In 2014, World Vision announced it was open to hiring gay and lesbian workers who were in same-sex marriages but soon flip-flopped, as reported by the New York Times on March 27 of that year. “World Vision’s move was swiftly denounced by some prominent evangelical leaders as a ‘disaster’ and a devil-inspired betrayal of biblical morality. Christians proclaimed online that they had canceled their child sponsorships. Less than 48 hours later, World Vision reversed course, calling the decision a ‘mistake,’ and pleading for forgiveness.” Said an official World Vision statement: “We are brokenhearted over the pain and confusion we have caused many of our friends, who saw this decision as a reversal of our strong commitment to Biblical authority. We ask that you understand that this was never the board’s intent.”

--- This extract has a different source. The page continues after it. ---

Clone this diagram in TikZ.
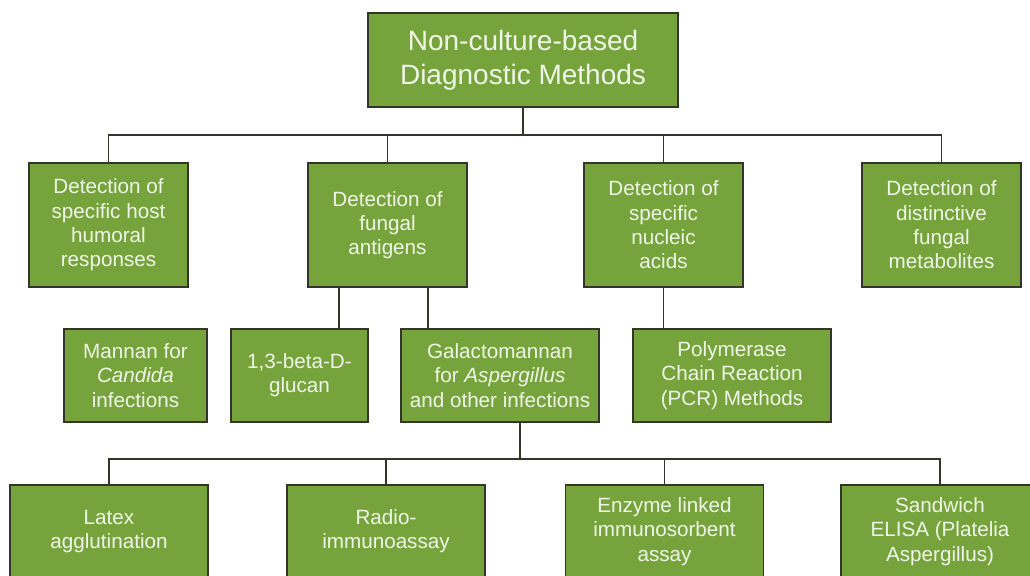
\documentclass[tikz,border=0pt]{standalone}
\usepackage{fontspec}
\setmainfont{Liberation Sans}
\usepackage{tikz}
\definecolor{boxgreen}{RGB}{118,163,60}
\definecolor{boxline}{RGB}{50,54,40}
\definecolor{boxtext}{RGB}{240,246,232}
\tikzset{
box/.style={draw=boxline, fill=boxgreen, line width=1.1pt, text=boxtext, align=center, inner sep=2pt, font=\fontsize{15.5}{18.2}\selectfont}, % every green box
rootbox/.style={box, minimum width=232.5pt, minimum height=70.5pt, font=\fontsize{21}{25.5}\selectfont}, % the top box
upper/.style={box, minimum width=119.25pt, minimum height=93pt}, % first row of methods
lower/.style={box, minimum width=148.5pt, minimum height=69.75pt}, % second and third rows
link/.style={draw=boxline, line width=1.3pt}, % the tree lines
}

\begin{document}
\begin{tikzpicture}[x=0.75pt, y=-0.75pt]
            \useasboundingbox (0,0) rectangle (1030,575);
            \clip (0,0) rectangle (1030,575);
            \node[rootbox] (root) at (523,60) {Non-culture-based\\Diagnostic Methods};
            \node[upper] (host) at (108.5,225) {Detection of\\specific host\\humoral\\responses};
            \node[upper] (antigen) at (387.5,225) {Detection of\\fungal\\antigens};
            \node[upper] (nucleic) at (663.5,225) {Detection of\\specific\\nucleic\\acids};
            \node[upper] (metabolite) at (941.5,225) {Detection of\\distinctive\\fungal\\metabolites};
            \node[lower, minimum width=107.25pt] (mannan) at (135.5,375.5) {Mannan for\\\textit{Candida}\\infections};
            \node[lower, minimum width=102.75pt] (glucan) at (299.5,375.5) {1,3-beta-D-\\glucan};
            \node[lower] (galacto) at (500,375.5) {Galactomannan\\for \textit{Aspergillus}\\and other infections};
            \node[lower] (pcr) at (732,375.5) {Polymerase\\Chain Reaction\\(PCR) Methods};
            \node[lower] (latex) at (109,531.5) {Latex\\agglutination};
            \node[lower] (radio) at (386,531.5) {Radio-\\immunoassay};
            \node[lower] (elisa) at (664.5,531.5) {Enzyme linked\\immunosorbent\\assay};
            \node[lower] (sandwich) at (940,531.5) {Sandwich\\ELISA (Platelia\\Aspergillus)};
            % first level
            \draw[link] (root.south) -- ++(0,27) coordinate (bus1);
            \draw[link] (host.north) |- (bus1) -| (metabolite.north);
            \draw[link] (antigen.north) -- (antigen.north |- bus1);
            \draw[link] (nucleic.north) -- (nucleic.north |- bus1);
            % second level
            \draw[link] (antigen.south) ++(-48.5,0) coordinate (a1) -- (a1 |- glucan.north);
            \draw[link] (antigen.south) ++(40.5,0) coordinate (a2) -- (a2 |- galacto.north);
            \draw[link] (nucleic.south) -- (nucleic.south |- pcr.north);
            % third level
            \draw[link] (galacto.south) ++(20,0) -- ++(0,36) coordinate (bus3);
            \draw[link] (latex.north) |- (bus3) -| (sandwich.north);
            \draw[link] (radio.north) -- (radio.north |- bus3);
            \draw[link] (elisa.north) -- (elisa.north |- bus3);
        \end{tikzpicture}
\end{document}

On the topic of legal abortions, favored by Democrat Jacobs, World Vision says on its website: “World Vision is pro-life. We believe that life begins at conception, and World Vision does not provide, recommend or refer women for abortions or methods of birth control that are proven to be abortifacient.” In February 2018, running against then-incumbent GOP House member Duncan Hunter, El Cajon’s Wells told KFMB-TV that he opposed abortion.

Maienschein money talk

Talk about planning ahead: ex-San Diego city councilman Brian Maienschein wants to get elected as San Diego City Attorney next year. He also wants to run for California Attorney General in 2030. So shows a February 28 campaign filing for a political committee calling itself Maienschein for Attorney General 2030, which lists $5500 received February 23 from Californians for Fair Housing. Donors to that group include H.G. Fenton Company, a San Diego developer and upscale residential landlord giving $10,000 on December 5, 2022, along with a host of other apartment owners around the state.

Maienschein is termed out of his current gig as a Democratic member of the Assembly, thus explaining his need to hustle up a new job back in his hometown. If elected city attorney next year and reelected in 2028, he could run for attorney general in the middle of his final term in San Diego. Maienschein was a Republican before flipping parties on January 24, 2019...Ex-San Diego mayor Kevin Faulconer, who came in a dismal third in his 2022 recall gubernatorial bid against Gavin Newsom, has finally shuttered a statewide political fund that called itself Rebuilding the California Dream, San Diego Mayor Kevin L. Faulconer’s Ballot Measure Committee. On March 9, the fund’s remaining $3851.09 was given to Faulconer’s political effort, the San Diego Safe Shelters and Clean Streets Act committee, which registered with the San Diego city clerk’s office the next day.

Brian Maienschein, a former Republican now eyeing state office.

Meantime, the committee backing Toni Atkins’s bid for Lieutenant Governor in 2026 picked up $9100 from Federated Indians of Graton Rancheria on March 20. Last year, Graton announced it wanted to expand its Rohnert Park gambling emporium, already the biggest in the Bay Area, and add another tower to its hotel. The group also raised objections to the proposed entry of another Native American group, the Koi Nation, into Sonoma County’s high-stakes casino development world...San Diego County Democratic Supervisor Nathan Fletcher, who has dropped out of next year’s race for state senate, continued until recently to tank up on special interest money for his now-ended 2024 campaign. On March 15, the Anesthesia Service Medical Group Advocacy Fund of San Diego came up with $5500.